Construction of world’s longest crude oil pipeline begins in TZ

Work on the Mombasa-Nairobi oil pipeline – a Vision 2030 flagship project – started in July 2014. PHOTO/FILE
The pipeline is expected to move 216,000 barrels of oil per day. PHOTO/FILE
Tanzania and Uganda have jointly launched construction works for a $3.55 billion (Sh355 billion) heated oil pipeline to pump the latter’s crude oil to the global markets in three years.

The pipeline project, which is being undertaken by Total SA, kicked off in earnest on August 5 after Tanzania’s president John Magufuli and his Ugandan equivalent Yoweri Museveni laid its foundation stone at Chongoleani peninsula, near the Tanga port in Tanzania.

The two leaders are expected to launch works for the project at Hoima by end of the year.

At 1,445 kilometres, the Uganda-Tanzania crude oil pipeline will be “the longest electrically heated crude oil pipeline in the world,” according to Adewale Fayemi, Total country manager for Uganda.

“It’s a record,” Mr Fayemi told Reuters in a recent interview, adding that the facility will open a new phase of economic development in East Africa on its completion in 2020.

The Uganda-Tanzania crude oil pipeline will be heated so as to keep the highly gummy crude liquid enough to flow. The facility will move Uganda’s crude oil from Kabaale, in the western Hoima region, to Chongoleani in Tanzania.

The 24-inch diameter pipeline is expected to move 216,000 barrels of oil per day at a cost of $12.2 (about Sh1260) per barrel.

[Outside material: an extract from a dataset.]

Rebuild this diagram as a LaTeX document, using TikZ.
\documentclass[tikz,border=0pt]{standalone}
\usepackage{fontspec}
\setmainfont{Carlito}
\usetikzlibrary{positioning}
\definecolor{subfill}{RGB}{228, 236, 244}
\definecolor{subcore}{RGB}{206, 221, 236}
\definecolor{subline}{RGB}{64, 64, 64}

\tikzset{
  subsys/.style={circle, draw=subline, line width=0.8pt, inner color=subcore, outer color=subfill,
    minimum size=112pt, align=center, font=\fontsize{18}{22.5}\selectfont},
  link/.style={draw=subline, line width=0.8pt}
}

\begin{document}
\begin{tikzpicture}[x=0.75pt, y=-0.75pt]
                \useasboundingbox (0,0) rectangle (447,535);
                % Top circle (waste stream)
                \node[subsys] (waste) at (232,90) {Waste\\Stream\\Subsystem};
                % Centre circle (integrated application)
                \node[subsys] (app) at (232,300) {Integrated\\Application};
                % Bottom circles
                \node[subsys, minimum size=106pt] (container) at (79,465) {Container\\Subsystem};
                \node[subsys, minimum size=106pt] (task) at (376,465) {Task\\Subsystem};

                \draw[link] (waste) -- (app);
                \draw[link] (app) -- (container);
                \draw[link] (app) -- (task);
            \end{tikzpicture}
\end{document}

This will save Uganda $3.7 (Sh385) per barrel compared to an earlier plan to build a pipeline from Hoima to Lamu in Kenya at a cost of $5 billion (Sh520 billion).

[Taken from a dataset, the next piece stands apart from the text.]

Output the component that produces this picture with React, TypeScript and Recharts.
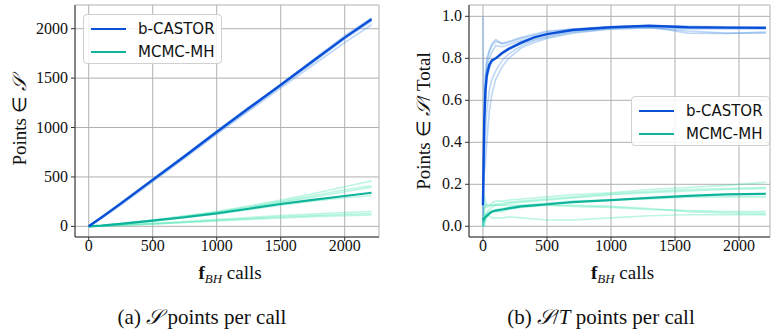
import React from 'react';
import { LineChart, Line, XAxis, YAxis, CartesianGrid } from 'recharts';

// ---------- data: (a) cumulative points in S ----------
const xA = [0, 100, 250, 500, 750, 1000, 1250, 1500, 1750, 2000, 2210];
const castorMeanA = [0, 90, 230, 470, 710, 955, 1195, 1430, 1670, 1910, 2095];
const castorRunsA = [
  [0, 95, 240, 480, 720, 965, 1205, 1440, 1685, 1930, 2110],
  [0, 85, 220, 460, 700, 945, 1180, 1420, 1655, 1895, 2075],
  [0, 80, 215, 450, 690, 930, 1165, 1400, 1630, 1860, 2040],
  [0, 92, 235, 475, 715, 960, 1200, 1435, 1675, 1915, 2100],
];
const mcmcMeanA = [0, 8, 25, 57, 92, 131, 178, 226, 268, 307, 340];
const mcmcRunsA = [
  [0, 8, 27, 62, 105, 150, 205, 265, 330, 400, 460],
  [0, 9, 28, 63, 103, 145, 195, 250, 310, 370, 410],
  [0, 7, 24, 58, 96, 138, 185, 240, 295, 350, 395],
  [0, 6, 22, 52, 88, 125, 168, 215, 255, 290, 310],
  [0, 5, 15, 30, 48, 70, 90, 108, 125, 140, 150],
  [0, 4, 12, 25, 42, 60, 78, 95, 110, 122, 130],
  [0, 3, 10, 22, 38, 55, 70, 85, 98, 108, 115],
];

// ---------- data: (b) ratio S / total ----------
const xB = [0, 5, 10, 20, 30, 50, 70, 100, 150, 200, 300, 400, 500, 700, 1000, 1300, 1600, 1900, 2210];
const castorMeanB = [0.1, 0.3, 0.5, 0.65, 0.72, 0.77, 0.79, 0.8, 0.825, 0.845, 0.875, 0.9, 0.915, 0.935, 0.948, 0.955, 0.948, 0.946, 0.945];
const castorRunsB = [
  [1.0, 0.6, 0.55, 0.7, 0.78, 0.83, 0.86, 0.88, 0.87, 0.875, 0.895, 0.91, 0.925, 0.94, 0.95, 0.955, 0.952, 0.95, 0.95],
  [0.2, 0.4, 0.55, 0.72, 0.8, 0.84, 0.87, 0.89, 0.87, 0.88, 0.9, 0.915, 0.93, 0.94, 0.95, 0.95, 0.945, 0.945, 0.945],
  [0.1, 0.2, 0.3, 0.45, 0.55, 0.65, 0.7, 0.74, 0.79, 0.82, 0.86, 0.885, 0.9, 0.925, 0.94, 0.945, 0.93, 0.92, 0.92],
  [0.0, 0.15, 0.25, 0.3, 0.4, 0.55, 0.63, 0.7, 0.76, 0.8, 0.85, 0.875, 0.895, 0.92, 0.94, 0.945, 0.94, 0.94, 0.94],
  [0.1, 0.35, 0.5, 0.68, 0.75, 0.8, 0.83, 0.86, 0.855, 0.865, 0.885, 0.9, 0.915, 0.935, 0.95, 0.955, 0.95, 0.948, 0.948],
  [0.05, 0.3, 0.45, 0.6, 0.7, 0.75, 0.78, 0.8, 0.82, 0.84, 0.87, 0.89, 0.905, 0.93, 0.945, 0.95, 0.92, 0.918, 0.925],
];
const mcmcMeanB = [0.04, 0.03, 0.035, 0.045, 0.05, 0.06, 0.07, 0.075, 0.08, 0.085, 0.095, 0.1, 0.105, 0.115, 0.125, 0.135, 0.145, 0.152, 0.155];
const mcmcRunsB = [
  [0.0, 0.1, 0.15, 0.12, 0.1, 0.1, 0.11, 0.12, 0.12, 0.125, 0.13, 0.135, 0.14, 0.15, 0.16, 0.175, 0.185, 0.195, 0.21],
  [0.0, 0.05, 0.08, 0.1, 0.09, 0.095, 0.1, 0.105, 0.11, 0.115, 0.12, 0.125, 0.13, 0.14, 0.155, 0.165, 0.175, 0.18, 0.185],
  [0.0, 0.0, 0.02, 0.05, 0.07, 0.08, 0.09, 0.1, 0.1, 0.11, 0.115, 0.12, 0.125, 0.135, 0.15, 0.16, 0.168, 0.175, 0.18],
  [0.0, 0.0, 0.0, 0.02, 0.04, 0.06, 0.07, 0.08, 0.085, 0.09, 0.1, 0.105, 0.11, 0.12, 0.125, 0.13, 0.138, 0.14, 0.14],
  [0.0, 0.05, 0.08, 0.1, 0.1, 0.1, 0.1, 0.1, 0.1, 0.1, 0.1, 0.1, 0.1, 0.095, 0.09, 0.08, 0.075, 0.07, 0.07],
  [0.0, 0.0, 0.02, 0.05, 0.06, 0.07, 0.07, 0.07, 0.07, 0.08, 0.09, 0.095, 0.1, 0.1, 0.095, 0.085, 0.07, 0.063, 0.06],
  [0.0, 0.02, 0.04, 0.06, 0.06, 0.05, 0.04, 0.04, 0.04, 0.045, 0.04, 0.035, 0.03, 0.03, 0.04, 0.05, 0.055, 0.055, 0.055],
];

const xTicks = [0, 500, 1000, 1500, 2000];
const yTicksA = [0, 500, 1000, 1500, 2000];
const yTicksB = [0, 0.2, 0.4, 0.6, 0.8, 1.0];
const seriesNames = ['b-CASTOR', 'MCMC-MH'];

const BLUE = '#0a4fd8';
const BLUE_LIGHT = '#5a9ae6';
const TEAL = '#0fb39b';
const TEAL_LIGHT = '#3fe6b0';
const AXIS = '#333333';
const GRID = '#b0b0b0';
const SERIF = 'Liberation Serif';
const SANS = 'DejaVu Sans';

const toData = (xs: number[], ys: number[]) => xs.map((x, i) => ({ x, y: ys[i] }));

const renderXTick = (props: any) => {
  const { x, y, payload } = props;
  return (
    <text x={x} y={y + 7} textAnchor="middle" fontFamily={SERIF} fontSize={16} fill="#111">
      {payload.value}
    </text>
  );
};

const makeYTick = (fmt: (v: number) => string) => (props: any) => {
  const { x, y, payload } = props;
  return (
    <text x={x} y={y} dy={5} textAnchor="end" fontFamily={SERIF} fontSize={16} fill="#111">
      {fmt(payload.value)}
    </text>
  );
};

const renderXLabel = (props: any) => {
  const vb = props.viewBox || {};
  const cx = vb.x + vb.width / 2 + 3;
  return (
    <text x={cx} y={279} textAnchor="middle" fontFamily={SERIF} fontSize={19} fill="#111">
      <tspan fontWeight="bold">f</tspan>
      <tspan fontStyle="italic" fontSize={13} dy={4}>BH</tspan>
      <tspan dy={-4}> calls</tspan>
    </text>
  );
};

const makeYLabel = (cx: number, content: React.ReactNode) => () => (
  <text x={cx} y={121} transform={`rotate(-90 ${cx} 121)`} textAnchor="middle" fontFamily={SERIF} fontSize={19} fill="#111" dominantBaseline="central">
    {content}
  </text>
);

function Panel(props: {
  width: number; plotLeft: number; plotRight: number;
  xDomain: [number, number]; yDomain: [number, number]; yTicks: number[];
  yFmt: (v: number) => string; xs: number[];
  castorRuns: number[][]; castorMean: number[]; mcmcRuns: number[][]; mcmcMean: number[];
  yLabel: () => React.ReactElement;
}) {
  return (
    <LineChart width={props.width} height={331} style={{ fontFamily: SERIF }} margin={{ top: 5, right: props.width - props.plotRight, left: 0, bottom: 0 }}>
      <CartesianGrid stroke={GRID} strokeWidth={1} />
      <XAxis xAxisId={0} dataKey="x" type="number" domain={props.xDomain} ticks={xTicks} allowDataOverflow
        height={94} tick={renderXTick} tickSize={4} tickMargin={3} stroke={AXIS} interval={0}
        label={renderXLabel} />
      <XAxis xAxisId="top" orientation="top" type="number" domain={props.xDomain} height={0} tick={false} tickLine={false} stroke={AXIS} />
      <YAxis yAxisId={0} type="number" domain={props.yDomain} ticks={props.yTicks} allowDataOverflow
        width={props.plotLeft} tick={makeYTick(props.yFmt)} tickSize={4} tickMargin={3} stroke={AXIS} interval={0}
        label={props.yLabel} />
      <YAxis yAxisId="right" orientation="right" type="number" domain={props.yDomain} width={0} tick={false} tickLine={false} stroke={AXIS} />
      {props.mcmcRuns.map((r, i) => (
        <Line key={'m' + i} data={toData(props.xs, r)} dataKey="y" stroke={TEAL_LIGHT} strokeOpacity={0.35} strokeWidth={1.6} dot={false} activeDot={false} isAnimationActive={false} />
      ))}
      {props.castorRuns.map((r, i) => (
        <Line key={'c' + i} data={toData(props.xs, r)} dataKey="y" stroke={BLUE_LIGHT} strokeOpacity={0.4} strokeWidth={1.6} dot={false} activeDot={false} isAnimationActive={false} />
      ))}
      <Line data={toData(props.xs, props.mcmcMean)} dataKey="y" name={seriesNames[1]} stroke={TEAL} strokeWidth={2.2} dot={false} activeDot={false} isAnimationActive={false} />
      <Line data={toData(props.xs, props.castorMean)} dataKey="y" name={seriesNames[0]} stroke={BLUE} strokeWidth={2.4} dot={false} activeDot={false} isAnimationActive={false} />
    </LineChart>
  );
}

function LegendBox({ left, top }: { left: number; top: number }) {
  const row = (color: string, name: string, y: number) => (
    <div style={{ position: 'absolute', left: 0, top: y, height: 20, width: '100%' }}>
      <div style={{ position: 'absolute', left: 7, top: 9, width: 35, height: 2.4, background: color }} />
      <div style={{ position: 'absolute', left: 54, top: 0, fontFamily: SANS, fontSize: 15, lineHeight: '20px', color: '#111', whiteSpace: 'nowrap' }}>{name}</div>
    </div>
  );
  return (
    <div style={{ position: 'absolute', left, top, width: 139, height: 50, border: '1px solid #d0d0d0', borderRadius: 4, background: 'rgba(255,255,255,0.85)', boxSizing: 'border-box' }}>
      {row(BLUE, seriesNames[0], 4)}
      {row(TEAL, seriesNames[1], 27)}
    </div>
  );
}

export default function App() {
  return (
    <div style={{ position: 'absolute', left: 0, top: 0, width: 771, height: 331, background: '#fff', overflow: 'hidden', fontFamily: SERIF }}>
      <div style={{ position: 'absolute', left: 0, top: 0 }}>
        <Panel width={390} plotLeft={75} plotRight={379} xDomain={[-107, 2268]} yDomain={[-108, 2240]} yTicks={yTicksA}
          yFmt={(v) => String(v)} xs={xA} castorRuns={castorRunsA} castorMean={castorMeanA} mcmcRuns={mcmcRunsA} mcmcMean={mcmcMeanA}
          yLabel={makeYLabel(19, <>Points ∈ <tspan fontStyle="italic">𝒮</tspan></>)} />
      </div>
      <div style={{ position: 'absolute', left: 390, top: 0 }}>
        <Panel width={381} plotLeft={79} plotRight={380} xDomain={[-109, 2242]} yDomain={[-0.051, 1.054]} yTicks={yTicksB}
          yFmt={(v) => v.toFixed(1)} xs={xB} castorRuns={castorRunsB} castorMean={castorMeanB} mcmcRuns={mcmcRunsB} mcmcMean={mcmcMeanB}
          yLabel={makeYLabel(33, <>Points ∈ <tspan fontStyle="italic">𝒮</tspan>/ Total</>)} />
      </div>
      <LegendBox left={83} top={14} />
      <LegendBox left={631} top={96} />
      <div style={{ position: 'absolute', left: 0, width: 404, top: 305, textAlign: 'center', fontFamily: SERIF, fontSize: 21, color: '#111' }}>
        (a) <i>𝒮</i> points per call
      </div>
      <div style={{ position: 'absolute', left: 400, width: 402, top: 305, textAlign: 'center', fontFamily: SERIF, fontSize: 21, color: '#111' }}>
        (b) <i>𝒮</i>/<i>T</i> points per call
      </div>
    </div>
  );
}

Following Uganda’s decision to take the Tanzania route, Kenya will now build a Sh2.1 billion pipeline covering 855 kilometres from South Lokichar in Turkana to the port of Lamu.

READ: Kenya, Uganda to build world’s longest heated oil pipeline

Details of financing of the Uganda-Tanzania crude oil pipeline are still not clear, but Total – which is one of the owners of Uganda oilfields, together with China’s Cnooc and Britain’s Tullow Oil – had earlier indicated that it was willing to fund the project.

Uganda’s crude reserves, which were discovered at Hoima in 2006, are estimated at 6.5 billion barrels, while recoverable reserves are likely between 1.4 billion and 1.7 billion barrels.